My God is a sneaky one. There are times when I’m so pre-occupied with a million and one tasks I forget that one thing He has called me to do – write. You know what He does? He sends me experiences so moving that my insides will burst like popcorn if I don’t write about them. The incidents range from the spiritually sublime to the downright infuriating.

This week, He did it again. He prodded me to write Guideline #2 for my “Manual for Servant Leaders Who Insanely Love to Serve God Despite Harassments and Frustrations” (working title). I’m kidding. Scrap the word “prodded”. "Tasered" describes the experience better. The struggle to keep the peace and my cool, to continue loving my siblings in Christ and at the same time nurture those the Lord has given me to shepherd was so unnerving I couldn’t sleep for two nights.

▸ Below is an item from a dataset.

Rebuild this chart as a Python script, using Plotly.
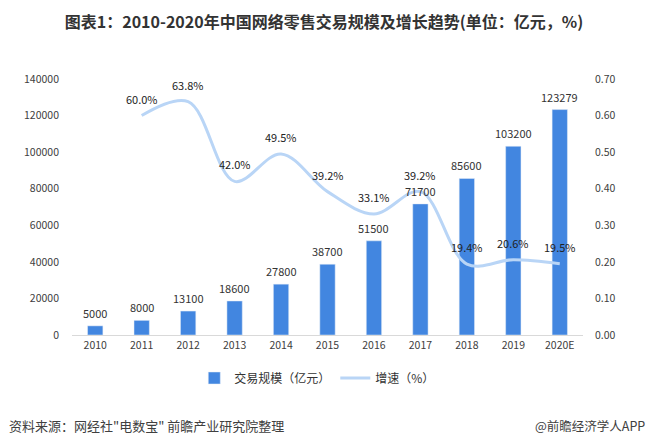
import plotly.graph_objects as go

years = ["2010", "2011", "2012", "2013", "2014", "2015", "2016", "2017", "2018", "2019", "2020E"]
scale = [5000, 8000, 13100, 18600, 27800, 38700, 51500, 71700, 85600, 103200, 123279]
growth_years = ["2011", "2012", "2013", "2014", "2015", "2016", "2017", "2018", "2019", "2020E"]
growth = [0.600, 0.638, 0.420, 0.495, 0.392, 0.331, 0.392, 0.194, 0.206, 0.195]

FONT = "Noto Sans CJK SC, Liberation Sans, sans-serif"

fig = go.Figure()
fig.add_trace(go.Bar(
    x=years, y=scale, name="交易规模（亿元）",
    marker=dict(color="#4286E0"),
))
fig.add_trace(go.Scatter(
    x=growth_years, y=growth, name="增速（%）", yaxis="y2",
    mode="lines",
    line=dict(color="#B9D5F6", width=3, shape="spline", smoothing=1.0),
    cliponaxis=False,
))

# data labels positioned from the data values (category index on the x axis)
for xv, v in zip(years, scale):
    fig.add_annotation(x=years.index(xv), y=v, xref="x", yref="y", text=str(v), showarrow=False,
                       yanchor="middle", yshift=13,
                       font=dict(size=11, color="#333333", family=FONT))
for xv, g in zip(growth_years, growth):
    fig.add_annotation(x=years.index(xv), y=g, xref="x", yref="y2", text=f"{g*100:.1f}%",
                       showarrow=False, yanchor="middle", yshift=17,
                       font=dict(size=11, color="#222222", family=FONT))

fig.update_layout(
    width=648, height=446,
    margin=dict(l=72, r=65, t=79, b=111),
    paper_bgcolor="white", plot_bgcolor="white",
    font=dict(family=FONT, size=10.5, color="#404040"),
    bargap=0.67,
    showlegend=True,
    legend=dict(orientation="h", x=0.48, xanchor="center", y=-0.168, yanchor="middle",
                font=dict(size=12, color="#333333"), itemwidth=30, traceorder="normal"),
    title=dict(text="<b>图表1：2010-2020年中国网络零售交易规模及增长趋势(单位：亿元，%)</b>",
               x=0.5, xanchor="center", y=1 - 22 / 446, yanchor="middle",
               font=dict(size=16, color="#333333", family=FONT)),
    xaxis=dict(type="category", categoryorder="array", categoryarray=years,
               range=[-0.5, len(years) - 0.5],
               showgrid=False, showline=True, linecolor="#D9D9D9",
               ticks="", tickfont=dict(size=10.5, color="#404040")),
    yaxis=dict(range=[0, 140000], dtick=20000, showgrid=False, zeroline=False,
               showline=False, ticks="", tickformat="d", ticklabelstandoff=12,
               tickfont=dict(size=10.5, color="#404040")),
    yaxis2=dict(range=[0, 0.70], dtick=0.1, overlaying="y", side="right",
                showgrid=False, zeroline=False, showline=False, tickformat=".2f",
                ticks="", ticklabelstandoff=11, tickfont=dict(size=10.5, color="#404040")),
)

fig.add_annotation(text="资料来源：网经社\"电数宝\" 前瞻产业研究院整理",
                   xref="paper", yref="paper", x=(7 - 72) / 511, y=(335 - 425) / 256,
                   xanchor="left", yanchor="middle", showarrow=False,
                   font=dict(size=13, color="#404040", family=FONT))
fig.add_annotation(text="@前瞻经济学人APP",
                   xref="paper", yref="paper", x=(647 - 72) / 511, y=(335 - 425) / 256,
                   xanchor="right", yanchor="middle", showarrow=False,
                   font=dict(size=12.5, color="#404040", family=FONT))

fig.write_html("out.html", config={"displayModeBar": False},
               post_script="document.body.style.margin='0';document.body.style.overflow='hidden';")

Upon reflection, the Lord once again impressed on me that He allows these things to happen for a reason. The fruit of this experience was a rich harvest of lessons learned. And so I have Guideline #2: Focus on the heart of the servant. When a servant leader is faced with what he or she perceives to be imperfections – even in other ministry’s affairs – (be it a wrong color, sub-standard design, conflicting schedules, erroneous sentence construction, noise, mess, character flaws, etc., etc.) look to the heart of the servant. If there is goodness of intention, zeal and passion to serve present there then everything else becomes a minor, minor thing.

Yes, correction is needed if there is cause. From the book “The Way of the Shepherd”, a gift from a loving sister in my community, I read pain must sometimes be inflicted (perhaps in the form of “reprimands or poor performance reviews”). In Chapter 3, “Help Your Sheep Identify With You”, the story was told about a ewe whose ear had to be tagged to identify it as belonging to a flock. The shepherd had to hold the ewe tight to tag it. Later, the shepherd held the ewe again but this time to comfort it. Both times, the sheep was held close – the “first to cause pain” and the next “to offer encouragement”. The lesson given was “for great leaders, leadership isn’t just professional; it’s personal.”

Taking that lesson out of the corporate world and applying it to community service, I will rephrase that as: for servant leaders, leadership is less professional; it’s more personal. I remember this line from a mass song: “I will hold Your people in my heart.”

Another thought flashed in my head as I prayed about the situation: focus on the heart of the servant to keep it from being broken irreparably. Handle it carefully like fragile china. Undue criticism could after all dampen the spirit of a volunteer. Let me stress this vital point: community servants are volunteers. Their only compensation is love.

The calm slowly creeping inside me as I write this is proof positive that the Lord tasered me just to get this guideline recorded. And so I pray that the next guideline He sends will descend upon me from a serene cloud of wisdom. My servant leader’s heart is fragile too.